To create an analytical thesis statement from this topic, you might consider whether there is a point in time (or a short span of time) when the motivations of the Teutonic Knights began to change. To say this, you can indicate that over a certain period of time, the Teutonic Knights began to cite not religious devotion/duty but secular concerns as their reasons for crusading to the Holy Land.
You can also argue that religious convictions was never really the primary motivation for the Teutonic Knights going on crusade. You could say that contrary to the commonly-held perception among medieval scholars, the Teutonic Knights gave more weight to their secular interests than to their religious convictions when they crusaded to the Holy Land.
You can also argue that one particular event demonstrated a transition to more secular concerns. Depending on how specific you need to be for your essay, you can indicate that a particular event marks (or is evidence of) the change in their motivation.
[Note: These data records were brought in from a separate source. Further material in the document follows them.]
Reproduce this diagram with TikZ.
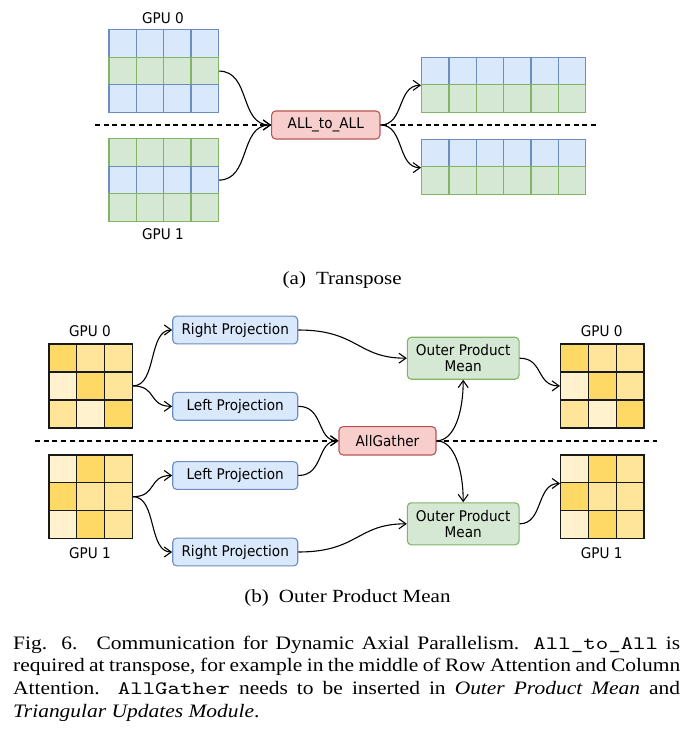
\documentclass[tikz,border=0pt]{standalone}
\usepackage{fontspec}
\setmainfont{Liberation Serif}[FakeStretch=1.13]
\setmonofont{lmmono10-regular}[Extension=.otf, FakeStretch=1.25]
\newfontfamily\dvs{DejaVu Sans}[FakeStretch=0.925]
\usetikzlibrary{arrows.meta}
\definecolor{bfill}{HTML}{DAE8FC}
\definecolor{bline}{HTML}{6C8EBF}
\definecolor{gfill}{HTML}{D5E8D4}
\definecolor{gline}{HTML}{82B366}
\definecolor{rfill}{HTML}{F8CECC}
\definecolor{rline}{HTML}{B85450}
\definecolor{yD}{HTML}{FFD966}
\definecolor{yM}{HTML}{FFE599}
\definecolor{yL}{HTML}{FFF2CC}
\begin{document}
\begin{tikzpicture}[x=1pt,y=-1pt,
  sans/.style={font=\dvs\fontsize{14.7}{15.5}\selectfont},
  lbl/.style={sans, inner sep=0, anchor=base},
  cellb/.style={draw=bline, fill=bfill, line width=1.2pt, inner sep=0, minimum width=27.35pt, minimum height=27.45pt, anchor=north west},
  cellg/.style={cellb, draw=gline, fill=gfill},
  ycell/.style={draw=black!90, line width=1.3pt, inner sep=0, minimum width=27.8pt, minimum height=27.9pt, anchor=north west},
  box/.style={sans, draw, rounded corners=4pt, line width=1.1pt, inner sep=0, align=center},
  bbox/.style={box, draw=bline, fill=bfill, minimum width=125pt, minimum height=27.8pt},
  gbox/.style={box, draw=gline, fill=gfill, minimum width=111.7pt, minimum height=42pt},
  rbox/.style={box, draw=rline, fill=rfill},
  conn/.style={line width=1.1pt, -{Straight Barb[length=7pt,width=10pt,line width=1.1pt]}},
  sepline/.style={line width=1.1pt, dash pattern=on 5pt off 3.7pt},
  subcap/.style={inner sep=0, anchor=base, font=\fontsize{18.6}{22.7}\selectfont},
  capline/.style={inner sep=0, anchor=base west, font=\fontsize{19}{22.7}\selectfont}
]
\useasboundingbox (0,0) rectangle (691,735);

% separator lines
\coordinate (s1a) at (95,125);
\coordinate (s1b) at (597,125);
\coordinate (s2a) at (35,441);
\coordinate (s2b) at (657,441);
\draw[sepline] (s1a) -- (s1b);
\draw[sepline] (s2a) -- (s2b);

% ---------- (a) Transpose ----------
\foreach \col [count=\r from 0] in {b,g,b}
  \foreach \c in {0,...,3}
    \node[cell\col] (ta-\r-\c) at (108.3+27.35*\c, 29.3+27.47*\r) {};
\foreach \col [count=\r from 0] in {g,b,g}
  \foreach \c in {0,...,3}
    \node[cell\col] (tb-\r-\c) at (108.3+27.35*\c, 138.3+27.47*\r) {};
\foreach \col [count=\r from 0] in {b,g}
  \foreach \c in {0,...,5}
    \node[cell\col] (tc-\r-\c) at (421+27.33*\c, 56.7+27.45*\r) {};
\foreach \col [count=\r from 0] in {b,g}
  \foreach \c in {0,...,5}
    \node[cell\col] (td-\r-\c) at (421+27.33*\c, 139+27.3*\r) {};

\node[lbl] (la0) at (163,23.3) {GPU 0};
\node[lbl] (la1) at (163,240) {GPU 1};

\node[rbox, minimum width=108.3pt, minimum height=28pt] (a2a) at (325.8,125) {ALL\_to\_ALL};

\draw[conn] (ta-1-3.east) .. controls +(32,0) and +(-32,0) .. (a2a.west);
\draw[conn] (tb-1-3.east) .. controls +(32,0) and +(-32,0) .. (a2a.west);
\draw[conn] (a2a.east) .. controls +(24,0) and +(-24,0) .. (tc-0-0.south west);
\draw[conn] (a2a.east) .. controls +(24,0) and +(-24,0) .. (td-0-0.south west);

\node[subcap] (capa) at (342.2,284) {(a)\hspace{10pt}Transpose};

% ---------- (b) Outer Product Mean ----------
\foreach \row [count=\r from 0] in {{yD,yM,yM},{yL,yD,yM},{yM,yL,yD}}
  \foreach \f [count=\c from 0] in \row {
    \node[ycell, fill=\f] (ya-\r-\c) at (48.3+27.8*\c, 343.3+28*\r) {};
    \node[ycell, fill=\f] (yc-\r-\c) at (560+27.77*\c, 343.3+28*\r) {};
  }
\foreach \row [count=\r from 0] in {{yL,yD,yM},{yD,yM,yM},{yL,yD,yM}}
  \foreach \f [count=\c from 0] in \row {
    \node[ycell, fill=\f] (yb-\r-\c) at (48.3+27.8*\c, 454.3+27.8*\r) {};
    \node[ycell, fill=\f] (yd-\r-\c) at (560+27.77*\c, 454.3+27.8*\r) {};
  }

\node[lbl] (lb0) at (90,336.7) {GPU 0};
\node[lbl] (lb1) at (90,558.3) {GPU 1};
\node[lbl] (lc0) at (601.7,336.7) {GPU 0};
\node[lbl] (lc1) at (601.7,558.3) {GPU 1};

\node[bbox] (rp1) at (235.2,330) {Right Projection};
\node[bbox] (lp1) at (235.2,406.3) {Left Projection};
\node[bbox] (lp2) at (235.2,475.5) {Left Projection};
\node[bbox] (rp2) at (235.2,552) {Right Projection};
\node[rbox, minimum width=97pt, minimum height=28.3pt] (ag) at (387.5,440.8) {AllGather};
\node[gbox] (opm1) at (463.2,358.2) {Outer Product\\Mean};
\node[gbox] (opm2) at (463.2,523.8) {Outer Product\\Mean};

\draw[conn] (ya-1-2.east) .. controls +(24,0) and +(-24,0) .. (rp1.west);
\draw[conn] (ya-1-2.east) .. controls +(24,0) and +(-24,0) .. (lp1.west);
\draw[conn] (yb-1-2.east) .. controls +(24,0) and +(-24,0) .. (lp2.west);
\draw[conn] (yb-1-2.east) .. controls +(24,0) and +(-24,0) .. (rp2.west);
\draw[conn] (rp1.east) .. controls +(60,0) and +(-50,0) .. (opm1.west);
\draw[conn] (rp2.east) .. controls +(60,0) and +(-50,0) .. (opm2.west);
\draw[conn] (lp1.east) .. controls +(26,0) and +(-22,0) .. (ag.west);
\draw[conn] (lp2.east) .. controls +(26,0) and +(-22,0) .. (ag.west);
\draw[conn] (ag.east) .. controls +(18,0) and +(0,32) .. (opm1.south);
\draw[conn] (ag.east) .. controls +(18,0) and +(0,-32) .. (opm2.north);
\draw[conn] (opm1.east) .. controls +(24,0) and +(-24,0) .. (yc-1-0.west);
\draw[conn] (opm2.east) .. controls +(24,0) and +(-24,0) .. (yd-0-0.south west);

\node[subcap] (capb) at (347.5,602) {(b)\hspace{10pt}Outer Product Mean};

% ---------- caption ----------
\node[capline] (c1) at (13,649) {\makebox[667pt][s]{Fig. 6.\hspace{5pt} Communication for Dynamic Axial Parallelism. \texttt{All\_to\_All} is}};
\node[capline] (c2) at (13,671.7) {\makebox[667pt][s]{required at transpose, for example in the middle of Row Attention and Column}};
\node[capline] (c3) at (13,694.4) {\makebox[667pt][s]{Attention. \texttt{AllGather} needs to be inserted in \textit{Outer Product Mean} and}};
\node[capline] (c4) at (13,717) {\textit{Triangular Updates Module}.};
\end{tikzpicture}
\end{document}
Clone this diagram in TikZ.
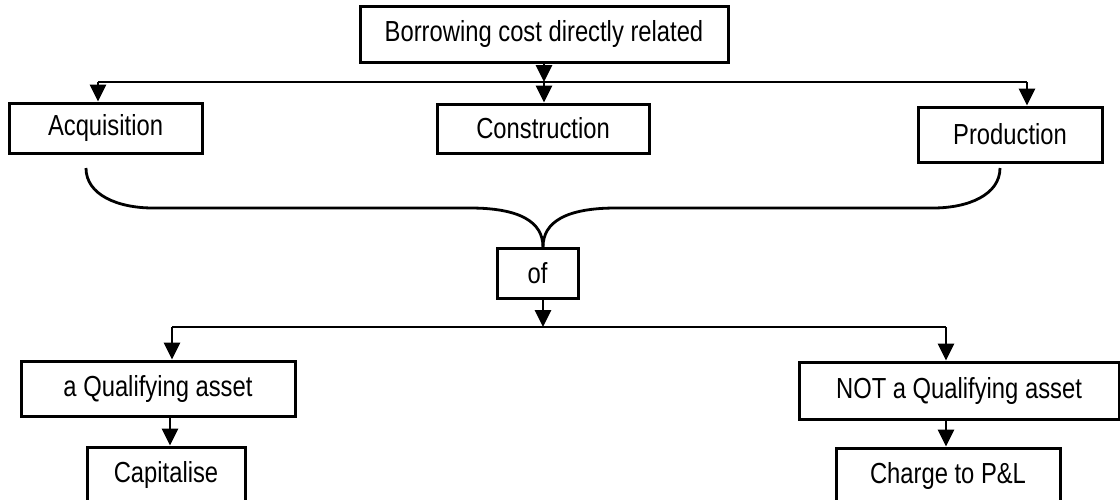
\documentclass[tikz,border=0pt]{standalone}
\usepackage{fontspec}
\setmainfont[FakeStretch=0.82]{Liberation Sans}
\usetikzlibrary{arrows.meta}
\begin{document}
\begin{tikzpicture}[x=1pt,y=-1pt,
  box/.style={draw,line width=3pt,inner sep=0pt,font=\fontsize{29}{32}\selectfont},
  conn/.style={line width=2.8pt},
  arr/.style={conn,-{Triangle[width=16pt,length=17pt]}}]
\useasboundingbox (0,0) rectangle (1120,499);
\node[box,minimum width=368pt,minimum height=56pt] (top) at (544,34) {Borrowing cost directly related};
\node[box,minimum width=193pt,minimum height=50pt] (acq) at (105.5,128) {Acquisition};
\node[box,minimum width=212pt,minimum height=49pt] (con) at (543,128.5) {Construction};
\node[box,minimum width=184pt,minimum height=55pt] (prod) at (1010,134.5) {Production};
\node[box,minimum width=81pt,minimum height=50pt] (of) at (537.5,273) {of};
\node[box,minimum width=274pt,minimum height=55pt] (qa) at (158,388.5) {a Qualifying asset};
\node[box,minimum width=158pt,minimum height=56pt] (cap) at (166,475) {Capitalise};
\node[box,minimum width=320pt,minimum height=57pt] (nqa) at (959,390.5) {NOT a Qualifying asset};
\node[box,minimum width=224pt,minimum height=56pt] (chg) at (948,476) {Charge to P\&L};
% top bus
\coordinate (b1) at (544,82);
\coordinate (b1L) at (98,82);
\coordinate (b1R) at (1027,82);
\draw[arr] (top.south -| b1) -- (b1);
\draw[conn] (b1L) -- (b1R);
\draw[arr] (b1L) -- (b1L |- acq.north);
\draw[arr] (b1) -- (b1 |- con.north);
\draw[arr] (b1R) -- (b1R |- prod.north);
% brace
\coordinate (tip) at (543,247);
\coordinate (lS) at (86,168);
\coordinate (rS) at (1000,168);
\draw[conn] (lS) .. controls (86,195) and (118,208) .. (153,208) -- (470,208)
  .. controls (520,208) and (543,222) .. (tip);
\draw[conn] (rS) .. controls (1000,195) and (968,208) .. (933,208) -- (616,208)
  .. controls (566,208) and (543,222) .. (tip);
% bottom bus
\coordinate (b2) at (543,327);
\coordinate (b2L) at (172,327);
\coordinate (b2R) at (946,327);
\draw[arr] (of.south -| b2) -- (b2);
\draw[conn] (b2L) -- (b2R);
\draw[arr] (b2L) -- (b2L |- qa.north);
\draw[arr] (b2R) -- (b2R |- nqa.north);
\coordinate (q1) at (170,416);
\draw[arr] (qa.south -| q1) -- (q1 |- cap.north);
\draw[arr] (nqa.south -| b2R) -- (b2R |- chg.north);
\end{tikzpicture}
\end{document}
Ultimately, what will make your thesis more analytical is a particular approach to your topic. Being as specific as possible is key to achieving this. Rather than talking in broad terms (unless your writing project is expansive), focus on individual parts of it. Since you seem to want to argue from a development over time, you should emphasize particular points in time (specific period or event) or particular aspects of your statement (the more secular means, for example) to narrow your focus. The nature of your evidence will determine which approach will be the most effective.